▶ [PROBLEM REQUIREMENTS]
Write out each line exactly as given. Leave the pictures out of your copy.

▶ [PROVIDED DATA]
----
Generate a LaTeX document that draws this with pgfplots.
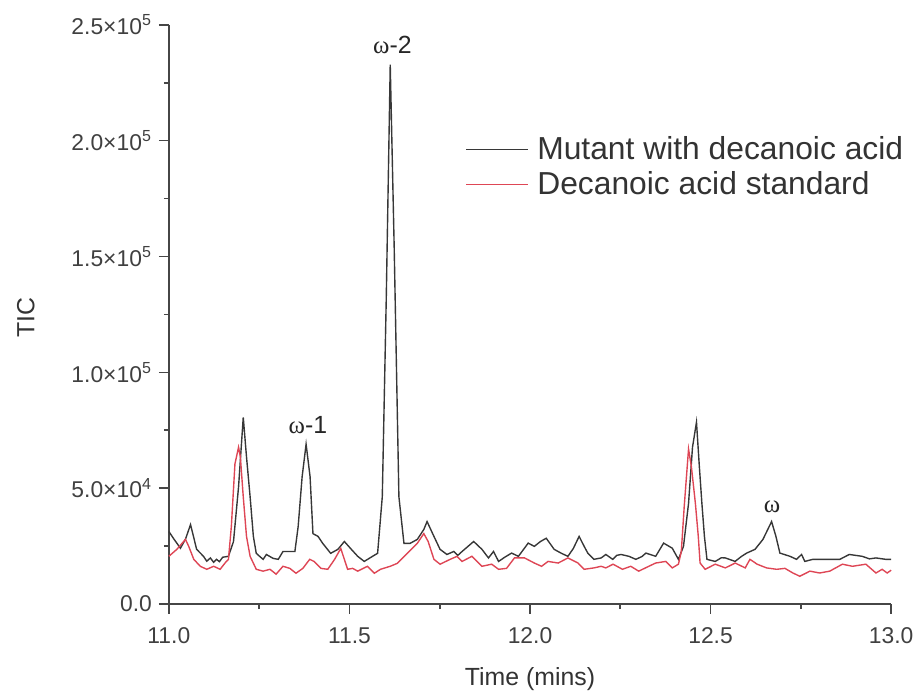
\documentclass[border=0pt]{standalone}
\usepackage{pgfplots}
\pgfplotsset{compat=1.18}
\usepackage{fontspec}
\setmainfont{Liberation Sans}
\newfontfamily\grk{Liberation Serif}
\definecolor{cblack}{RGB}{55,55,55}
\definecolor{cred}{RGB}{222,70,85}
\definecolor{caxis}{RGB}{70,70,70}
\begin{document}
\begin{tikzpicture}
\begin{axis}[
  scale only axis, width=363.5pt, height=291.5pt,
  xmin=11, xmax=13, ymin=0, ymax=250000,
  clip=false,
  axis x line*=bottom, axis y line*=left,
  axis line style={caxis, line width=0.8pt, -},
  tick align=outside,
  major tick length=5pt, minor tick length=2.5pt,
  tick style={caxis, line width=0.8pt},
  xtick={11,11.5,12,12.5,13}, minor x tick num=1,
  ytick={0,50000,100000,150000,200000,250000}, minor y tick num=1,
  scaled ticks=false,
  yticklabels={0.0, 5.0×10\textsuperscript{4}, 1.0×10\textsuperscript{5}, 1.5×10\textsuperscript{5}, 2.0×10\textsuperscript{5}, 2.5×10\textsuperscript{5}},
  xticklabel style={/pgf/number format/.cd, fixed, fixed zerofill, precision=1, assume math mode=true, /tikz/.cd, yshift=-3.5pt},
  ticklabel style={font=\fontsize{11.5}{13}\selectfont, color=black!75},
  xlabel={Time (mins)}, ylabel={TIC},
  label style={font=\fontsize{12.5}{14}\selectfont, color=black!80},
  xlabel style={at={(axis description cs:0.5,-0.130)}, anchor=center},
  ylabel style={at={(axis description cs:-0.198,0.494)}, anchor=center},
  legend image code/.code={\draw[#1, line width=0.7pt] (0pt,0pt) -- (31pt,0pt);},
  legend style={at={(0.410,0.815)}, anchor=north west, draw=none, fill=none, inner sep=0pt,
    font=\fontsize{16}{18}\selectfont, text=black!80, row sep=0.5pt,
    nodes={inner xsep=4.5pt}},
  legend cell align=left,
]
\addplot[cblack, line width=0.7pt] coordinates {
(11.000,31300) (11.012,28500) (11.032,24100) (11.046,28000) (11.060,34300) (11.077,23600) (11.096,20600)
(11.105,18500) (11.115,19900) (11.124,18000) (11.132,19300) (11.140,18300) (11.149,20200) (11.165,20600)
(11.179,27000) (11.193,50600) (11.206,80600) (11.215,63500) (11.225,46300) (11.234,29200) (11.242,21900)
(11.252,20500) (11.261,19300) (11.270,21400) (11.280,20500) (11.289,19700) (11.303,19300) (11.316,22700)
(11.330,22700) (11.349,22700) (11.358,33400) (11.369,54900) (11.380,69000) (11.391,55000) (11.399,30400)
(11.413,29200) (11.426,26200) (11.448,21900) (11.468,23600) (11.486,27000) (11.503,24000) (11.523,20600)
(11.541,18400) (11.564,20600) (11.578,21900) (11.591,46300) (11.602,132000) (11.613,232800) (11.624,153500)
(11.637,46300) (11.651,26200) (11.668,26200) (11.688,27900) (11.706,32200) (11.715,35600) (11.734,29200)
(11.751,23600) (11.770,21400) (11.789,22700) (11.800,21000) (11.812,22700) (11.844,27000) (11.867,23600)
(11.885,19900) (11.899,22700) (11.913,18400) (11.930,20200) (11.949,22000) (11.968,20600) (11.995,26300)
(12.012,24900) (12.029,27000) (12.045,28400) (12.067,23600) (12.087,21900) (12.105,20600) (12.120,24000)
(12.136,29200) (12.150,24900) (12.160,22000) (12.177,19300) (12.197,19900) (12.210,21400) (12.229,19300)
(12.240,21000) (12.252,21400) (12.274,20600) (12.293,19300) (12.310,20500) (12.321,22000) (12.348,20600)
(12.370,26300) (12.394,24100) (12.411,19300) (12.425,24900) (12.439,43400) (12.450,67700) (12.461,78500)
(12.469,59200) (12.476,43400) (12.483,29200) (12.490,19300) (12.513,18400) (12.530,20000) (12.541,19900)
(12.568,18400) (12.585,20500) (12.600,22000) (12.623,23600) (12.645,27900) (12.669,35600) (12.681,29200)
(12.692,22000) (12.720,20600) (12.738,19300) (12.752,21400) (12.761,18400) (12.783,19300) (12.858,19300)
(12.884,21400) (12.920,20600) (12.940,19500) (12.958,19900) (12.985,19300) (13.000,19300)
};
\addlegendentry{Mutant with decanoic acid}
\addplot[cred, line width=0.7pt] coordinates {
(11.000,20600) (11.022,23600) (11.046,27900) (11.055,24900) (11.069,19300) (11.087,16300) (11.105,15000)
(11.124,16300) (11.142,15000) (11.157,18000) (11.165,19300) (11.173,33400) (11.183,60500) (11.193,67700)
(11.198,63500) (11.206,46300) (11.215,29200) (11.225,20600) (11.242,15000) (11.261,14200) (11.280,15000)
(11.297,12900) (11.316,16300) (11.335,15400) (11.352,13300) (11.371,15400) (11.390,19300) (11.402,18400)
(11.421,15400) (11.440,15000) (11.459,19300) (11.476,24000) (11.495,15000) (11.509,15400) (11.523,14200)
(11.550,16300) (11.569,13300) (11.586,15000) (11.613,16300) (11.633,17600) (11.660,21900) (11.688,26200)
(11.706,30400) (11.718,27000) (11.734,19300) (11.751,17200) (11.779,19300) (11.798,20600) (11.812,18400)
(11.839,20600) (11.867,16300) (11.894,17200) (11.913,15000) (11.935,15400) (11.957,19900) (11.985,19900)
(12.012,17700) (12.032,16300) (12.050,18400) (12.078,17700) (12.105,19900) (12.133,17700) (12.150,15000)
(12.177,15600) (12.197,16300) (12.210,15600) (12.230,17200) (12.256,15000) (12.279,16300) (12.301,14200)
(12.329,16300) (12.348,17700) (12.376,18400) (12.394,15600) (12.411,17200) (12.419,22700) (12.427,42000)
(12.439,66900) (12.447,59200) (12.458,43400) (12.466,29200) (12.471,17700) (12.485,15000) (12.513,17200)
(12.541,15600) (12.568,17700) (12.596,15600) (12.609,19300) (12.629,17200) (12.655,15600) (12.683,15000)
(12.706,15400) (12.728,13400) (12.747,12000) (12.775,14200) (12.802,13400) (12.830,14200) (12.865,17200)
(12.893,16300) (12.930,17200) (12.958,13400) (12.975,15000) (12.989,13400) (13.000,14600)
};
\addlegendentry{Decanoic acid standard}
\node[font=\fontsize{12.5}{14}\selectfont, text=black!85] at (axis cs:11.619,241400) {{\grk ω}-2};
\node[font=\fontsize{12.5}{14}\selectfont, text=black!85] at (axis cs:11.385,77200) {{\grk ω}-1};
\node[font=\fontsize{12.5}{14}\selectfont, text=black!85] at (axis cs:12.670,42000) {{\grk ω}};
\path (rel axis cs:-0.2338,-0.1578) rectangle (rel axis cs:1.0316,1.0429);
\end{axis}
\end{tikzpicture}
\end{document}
----
▶ [SOLUTION FOR THIS TASK]
Generate a LaTeX document that draws this with pgfplots.
\documentclass[border=0pt]{standalone}
\usepackage{pgfplots}
\pgfplotsset{compat=1.18}
\usepackage{fontspec}
\setmainfont{Liberation Sans}
\newfontfamily\grk{Liberation Serif}
\definecolor{cblack}{RGB}{55,55,55}
\definecolor{cred}{RGB}{222,70,85}
\definecolor{caxis}{RGB}{70,70,70}
\begin{document}
\begin{tikzpicture}
\begin{axis}[
  scale only axis, width=363.5pt, height=291.5pt,
  xmin=11, xmax=13, ymin=0, ymax=250000,
  clip=false,
  axis x line*=bottom, axis y line*=left,
  axis line style={caxis, line width=0.8pt, -},
  tick align=outside,
  major tick length=5pt, minor tick length=2.5pt,
  tick style={caxis, line width=0.8pt},
  xtick={11,11.5,12,12.5,13}, minor x tick num=1,
  ytick={0,50000,100000,150000,200000,250000}, minor y tick num=1,
  scaled ticks=false,
  yticklabels={0.0, 5.0×10\textsuperscript{4}, 1.0×10\textsuperscript{5}, 1.5×10\textsuperscript{5}, 2.0×10\textsuperscript{5}, 2.5×10\textsuperscript{5}},
  xticklabel style={/pgf/number format/.cd, fixed, fixed zerofill, precision=1, assume math mode=true, /tikz/.cd, yshift=-3.5pt},
  ticklabel style={font=\fontsize{11.5}{13}\selectfont, color=black!75},
  xlabel={Time (mins)}, ylabel={TIC},
  label style={font=\fontsize{12.5}{14}\selectfont, color=black!80},
  xlabel style={at={(axis description cs:0.5,-0.130)}, anchor=center},
  ylabel style={at={(axis description cs:-0.198,0.494)}, anchor=center},
  legend image code/.code={\draw[#1, line width=0.7pt] (0pt,0pt) -- (31pt,0pt);},
  legend style={at={(0.410,0.815)}, anchor=north west, draw=none, fill=none, inner sep=0pt,
    font=\fontsize{16}{18}\selectfont, text=black!80, row sep=0.5pt,
    nodes={inner xsep=4.5pt}},
  legend cell align=left,
]
\addplot[cblack, line width=0.7pt] coordinates {
(11.000,31300) (11.012,28500) (11.032,24100) (11.046,28000) (11.060,34300) (11.077,23600) (11.096,20600)
(11.105,18500) (11.115,19900) (11.124,18000) (11.132,19300) (11.140,18300) (11.149,20200) (11.165,20600)
(11.179,27000) (11.193,50600) (11.206,80600) (11.215,63500) (11.225,46300) (11.234,29200) (11.242,21900)
(11.252,20500) (11.261,19300) (11.270,21400) (11.280,20500) (11.289,19700) (11.303,19300) (11.316,22700)
(11.330,22700) (11.349,22700) (11.358,33400) (11.369,54900) (11.380,69000) (11.391,55000) (11.399,30400)
(11.413,29200) (11.426,26200) (11.448,21900) (11.468,23600) (11.486,27000) (11.503,24000) (11.523,20600)
(11.541,18400) (11.564,20600) (11.578,21900) (11.591,46300) (11.602,132000) (11.613,232800) (11.624,153500)
(11.637,46300) (11.651,26200) (11.668,26200) (11.688,27900) (11.706,32200) (11.715,35600) (11.734,29200)
(11.751,23600) (11.770,21400) (11.789,22700) (11.800,21000) (11.812,22700) (11.844,27000) (11.867,23600)
(11.885,19900) (11.899,22700) (11.913,18400) (11.930,20200) (11.949,22000) (11.968,20600) (11.995,26300)
(12.012,24900) (12.029,27000) (12.045,28400) (12.067,23600) (12.087,21900) (12.105,20600) (12.120,24000)
(12.136,29200) (12.150,24900) (12.160,22000) (12.177,19300) (12.197,19900) (12.210,21400) (12.229,19300)
(12.240,21000) (12.252,21400) (12.274,20600) (12.293,19300) (12.310,20500) (12.321,22000) (12.348,20600)
(12.370,26300) (12.394,24100) (12.411,19300) (12.425,24900) (12.439,43400) (12.450,67700) (12.461,78500)
(12.469,59200) (12.476,43400) (12.483,29200) (12.490,19300) (12.513,18400) (12.530,20000) (12.541,19900)
(12.568,18400) (12.585,20500) (12.600,22000) (12.623,23600) (12.645,27900) (12.669,35600) (12.681,29200)
(12.692,22000) (12.720,20600) (12.738,19300) (12.752,21400) (12.761,18400) (12.783,19300) (12.858,19300)
(12.884,21400) (12.920,20600) (12.940,19500) (12.958,19900) (12.985,19300) (13.000,19300)
};
\addlegendentry{Mutant with decanoic acid}
\addplot[cred, line width=0.7pt] coordinates {
(11.000,20600) (11.022,23600) (11.046,27900) (11.055,24900) (11.069,19300) (11.087,16300) (11.105,15000)
(11.124,16300) (11.142,15000) (11.157,18000) (11.165,19300) (11.173,33400) (11.183,60500) (11.193,67700)
(11.198,63500) (11.206,46300) (11.215,29200) (11.225,20600) (11.242,15000) (11.261,14200) (11.280,15000)
(11.297,12900) (11.316,16300) (11.335,15400) (11.352,13300) (11.371,15400) (11.390,19300) (11.402,18400)
(11.421,15400) (11.440,15000) (11.459,19300) (11.476,24000) (11.495,15000) (11.509,15400) (11.523,14200)
(11.550,16300) (11.569,13300) (11.586,15000) (11.613,16300) (11.633,17600) (11.660,21900) (11.688,26200)
(11.706,30400) (11.718,27000) (11.734,19300) (11.751,17200) (11.779,19300) (11.798,20600) (11.812,18400)
(11.839,20600) (11.867,16300) (11.894,17200) (11.913,15000) (11.935,15400) (11.957,19900) (11.985,19900)
(12.012,17700) (12.032,16300) (12.050,18400) (12.078,17700) (12.105,19900) (12.133,17700) (12.150,15000)
(12.177,15600) (12.197,16300) (12.210,15600) (12.230,17200) (12.256,15000) (12.279,16300) (12.301,14200)
(12.329,16300) (12.348,17700) (12.376,18400) (12.394,15600) (12.411,17200) (12.419,22700) (12.427,42000)
(12.439,66900) (12.447,59200) (12.458,43400) (12.466,29200) (12.471,17700) (12.485,15000) (12.513,17200)
(12.541,15600) (12.568,17700) (12.596,15600) (12.609,19300) (12.629,17200) (12.655,15600) (12.683,15000)
(12.706,15400) (12.728,13400) (12.747,12000) (12.775,14200) (12.802,13400) (12.830,14200) (12.865,17200)
(12.893,16300) (12.930,17200) (12.958,13400) (12.975,15000) (12.989,13400) (13.000,14600)
};
\addlegendentry{Decanoic acid standard}
\node[font=\fontsize{12.5}{14}\selectfont, text=black!85] at (axis cs:11.619,241400) {{\grk ω}-2};
\node[font=\fontsize{12.5}{14}\selectfont, text=black!85] at (axis cs:11.385,77200) {{\grk ω}-1};
\node[font=\fontsize{12.5}{14}\selectfont, text=black!85] at (axis cs:12.670,42000) {{\grk ω}};
\path (rel axis cs:-0.2338,-0.1578) rectangle (rel axis cs:1.0316,1.0429);
\end{axis}
\end{tikzpicture}
\end{document}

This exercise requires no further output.